Сейчас я уже не вспомню, но тогда, в моем голливудском детстве нам всем были точно известны адреса голливудских кинозвезд. Чаще всего дети писали Тони Кертису. Многие получили по почте его фото с автографом.
Я же стала обладательницей того, чего ни у кого не было: письма от Кирка Дугласа и его фотографии с подписью. Настоящего письма на неведомом английском языке, подписанного им самим.
Я так никогда и не узнала, что писал мне Кирк Дуглас в том письме. Я потеряла письмо до того, как выучила английский.
Потом забылся и Кирк Дуглас. Потом к нам в страну приехало несколько знаменитых кинозвезд. Играли они в основном немцев, реже — парижан. Самым известным из них был Ричард Бартон, он сыграл Тито в одном югославском фильме.
Мое «голливудское» детство прошло, как детская корь, словно бы и не оставив по себе следа. Шло время, я стала писательницей.
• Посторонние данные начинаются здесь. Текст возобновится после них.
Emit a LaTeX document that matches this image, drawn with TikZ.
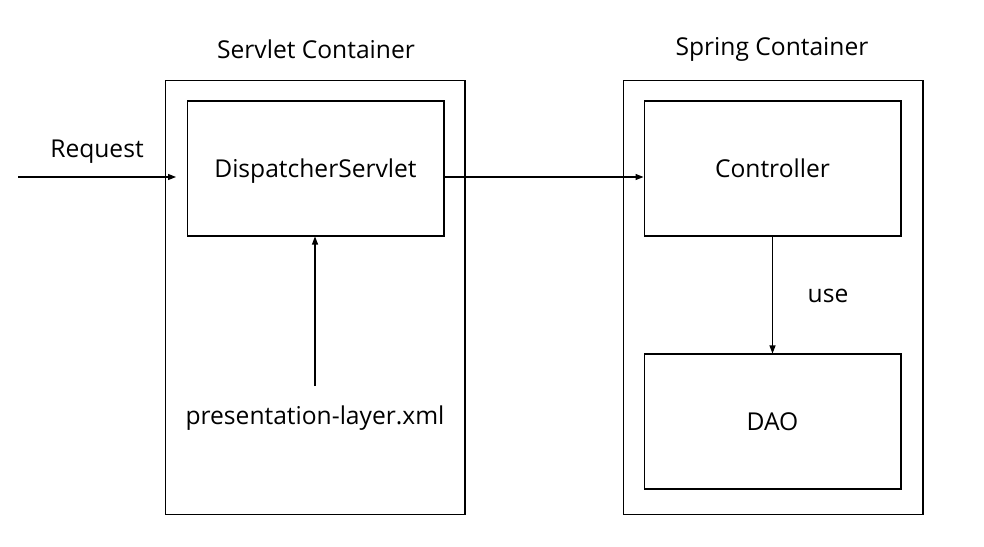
\documentclass[tikz,border=0pt]{standalone}
\usepackage{fontspec}
\setmainfont{Open Sans}
\usetikzlibrary{arrows.meta}
\tikzset{
  container/.style={draw,line width=0.6pt,minimum width=6cm,minimum height=8.7cm,inner sep=0pt},
  block/.style={draw,line width=0.6pt,minimum width=5.14cm,minimum height=2.7cm,inner sep=0pt,text depth=0pt,font=\fontsize{14}{16}\selectfont},
  label/.style={font=\fontsize{14}{16}\selectfont},
  flow/.style={-{Triangle[length=1.6mm,width=1.2mm]},line width=0.6pt}
}
\begin{document}
\begin{tikzpicture}[x=0.02cm,y=-0.02cm]
    \useasboundingbox (0,0) rectangle (984,547);

    % containers
    \node[container] (servlet) at (315,297.5) {};
    \node[container] (spring) at (773,297.5) {};
    \node[label] (servlettitle) at (316,49) {Servlet Container};
    \node[label] (springtitle) at (772,49) {Spring Container};

    % blocks
    \node[block] (dispatcher) at (315.5,168.5) {DispatcherServlet};
    \node[block] (controller) at (772.5,168.5) {Controller};
    \node[block] (dao) at (772.5,421.5) {DAO};

    % texts
    \node[label] (request) at (97,152) {Request};
    \node[label] (xml) at (315,418) {presentation-layer.xml};
    \node[label] (use) at (828,296) {use};

    \coordinate (in) at (18,177);
    \coordinate (inend) at (176,177);
    \coordinate (xmltop) at (315,386);

    % arrows
    \draw[flow] (in) -- (inend);
    \draw[flow] (dispatcher.east |- in) -- (controller.west |- in);
    \draw[flow] (xmltop) -- (xmltop |- dispatcher.south);
    \draw[flow] (controller.south) -- (dao.north);
\end{tikzpicture}
\end{document}
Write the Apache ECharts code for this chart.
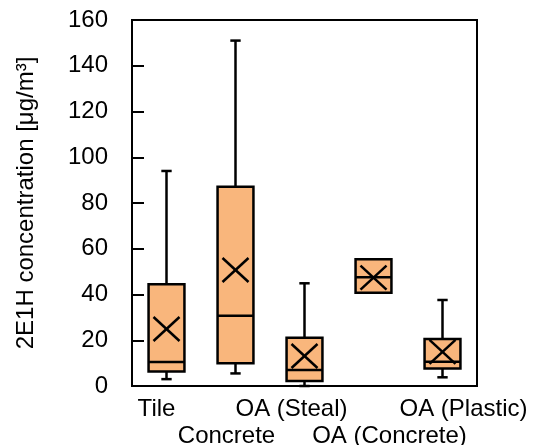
<!DOCTYPE html>
<html>
<head>
<meta charset="utf-8">
<script src="https://cdn.jsdelivr.net/npm/echarts@6/dist/echarts.min.js"></script>
<style>html,body{margin:0;padding:0;background:#fff}#c{width:536px;height:445px}</style>
</head>
<body>
<div id="c"></div>
<script>
// Data
const categories = ['Tile', 'Concrete', 'OA (Steal)', 'OA (Concrete)', 'OA (Plastic)'];
const minValues    = [3.0, 5.5, 0.0, 40.8, 3.8];
const q1Values     = [6.3, 9.9, 2.2, 40.8, 7.7];
const medianValues = [10.5, 30.7, 7.0, 47.5, 10.6];
const q3Values     = [44.5, 87.1, 21.1, 55.4, 20.5];
const maxValues    = [94.0, 151.0, 44.9, 55.4, 37.6];
const meanValues   = [24.9, 50.7, 13.1, 47.4, 14.9];
const yTicks = [0, 20, 40, 60, 80, 100, 120, 140, 160];

const data = categories.map((c, i) => [i, minValues[i], q1Values[i], medianValues[i], q3Values[i], maxValues[i], meanValues[i]]);

const FILL = '#F9B67C';
const LW = 2.5;
function renderItem(params, api) {
  const i = api.value(0);
  const band = api.size([1, 0])[0];
  const bw = band * 0.52, cw = band * 0.15;
  const cx = api.coord([i, 0])[0];
  const y = k => api.coord([i, api.value(k)])[1];
  const yMin = y(1), yQ1 = y(2), yMed = y(3), yQ3 = y(4), yMax = y(5), yMean = y(6);
  const st = { stroke: '#000', lineWidth: LW, fill: null };
  const ch = [];
  if (yMax < yQ3 - 0.5) {
    ch.push({ type: 'line', shape: { x1: cx, y1: yMax, x2: cx, y2: yQ3 }, style: st });
    ch.push({ type: 'line', shape: { x1: cx - cw / 2, y1: yMax, x2: cx + cw / 2, y2: yMax }, style: st });
  }
  if (yMin > yQ1 + 0.5) {
    ch.push({ type: 'line', shape: { x1: cx, y1: yQ1, x2: cx, y2: yMin }, style: st });
    ch.push({ type: 'line', shape: { x1: cx - cw / 2, y1: yMin, x2: cx + cw / 2, y2: yMin }, style: st });
  }
  ch.push({ type: 'rect', shape: { x: cx - bw / 2, y: yQ3, width: bw, height: yQ1 - yQ3 }, style: { fill: FILL, stroke: '#000', lineWidth: LW } });
  ch.push({ type: 'line', shape: { x1: cx - bw / 2, y1: yMed, x2: cx + bw / 2, y2: yMed }, style: st });
  const hx = 13, hy = 12;
  ch.push({ type: 'line', shape: { x1: cx - hx, y1: yMean - hy, x2: cx + hx, y2: yMean + hy }, style: st });
  ch.push({ type: 'line', shape: { x1: cx - hx, y1: yMean + hy, x2: cx + hx, y2: yMean - hy }, style: st });
  return { type: 'group', children: ch };
}

const FONT = '"Liberation Sans", Arial, sans-serif';
const labelPads = [[0, 20, 0, 0], [54, 18, 0, 0], [0, 26, 0, 0], [54, 0, 0, 32], [0, 0, 0, 42]];
const rich = {};
labelPads.forEach((p, i) => { rich['c' + i] = { fontSize: 24, fontFamily: FONT, color: '#000', padding: p, lineHeight: 26 }; });

const chart = echarts.init(document.getElementById('c'), null, { renderer: 'canvas' });
chart.setOption({
  animation: false,
  grid: { left: 132, right: 59, top: 20, bottom: 59, containLabel: false, outerBoundsMode: 'none', show: true, borderColor: '#000', borderWidth: 2, backgroundColor: 'transparent' },
  xAxis: {
    type: 'category', data: categories, boundaryGap: true,
    axisLine: { lineStyle: { color: '#000', width: 2 } },
    axisTick: { show: false },
    splitLine: { show: false },
    axisLabel: {
      interval: 0, margin: 10,
      formatter: (v, idx) => '{c' + idx + '|' + v + '}',
      rich: rich
    }
  },
  yAxis: {
    type: 'value', min: yTicks[0], max: yTicks[yTicks.length - 1], interval: 20,
    name: '2E1H concentration [μg/m³]', nameLocation: 'middle', nameGap: 94,
    nameTextStyle: { fontSize: 24, fontFamily: FONT, color: '#000' },
    axisLine: { show: true, lineStyle: { color: '#000', width: 2 } },
    axisTick: { show: true, inside: true, length: 12, lineStyle: { color: '#000', width: 2 } },
    splitLine: { show: false },
    axisLabel: { fontSize: 24, fontFamily: FONT, color: '#000', margin: 24 }
  },
  series: [{
    type: 'custom', renderItem: renderItem, data: data,
    encode: { x: 0, y: [1, 2, 3, 4, 5, 6] }, clip: false
  }]
});
</script>
</body>
</html>
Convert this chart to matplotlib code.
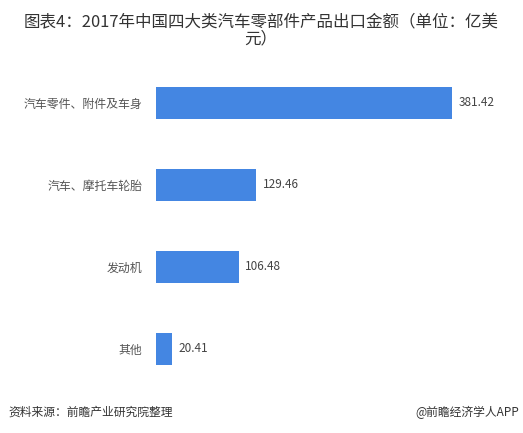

И я, наверное, могла бы и не вспомнить про Кирка Дугласа, если б не попался мне недавно в руки один журнал в глянцевой обложке. В нем я обнаружила интервью с уже очень и очень пожилым актером.
Я узнала, что Кирк Дуглас только что закончил свою шестую книжку — «Путь к вершине: мой поиск смысла». Поясняя название, известный актер сказал: «По-моему, вся наша жизнь — это постоянный путь к вершине». Стареющий актер пояснил, что шесть лет тому назад, выжив после катастрофы и перелома позвоночника, он ощутил потребность написать эту книгу. «Пишу я обычно утром. Заношу свои мысли на нотную бумагу. Потом моя помощница Урайла перепечатывает это на компьютере, редактирует, после чего я все снова внимательно читаю и сам удивляюсь: как здорово написано…» — делился с читателями Кирк Дуглас.
Я читала эти строчки, и внезапно непонятная тоска охватила меня. Я попыталась вспомнить изображение Кирка Дугласа на жвачной обертке. Попыталась восстановить свое детское восхищение тем далеким миром. Мне захотелось хоть на миг возвратиться в то время, когда актеры были просто актерами, не писателями. Захотелось снова попасть в то время, когда я жадно поглощала произведения писателей, которые были настоящими писателями, не актерами. И тут мою грусть взорвал внутренний протест. Он возник из внезапного острого ощущения времени, в котором я живу. От мысли, что все в этом мире сделались писателями, что литература больше уже не та горная вершина, к которой я стремилась долгие годы, движимая романтическим убеждением, будто она подвластна упорным и посвященным и потому лишь литераторы-скалолазы заслуживают права писать.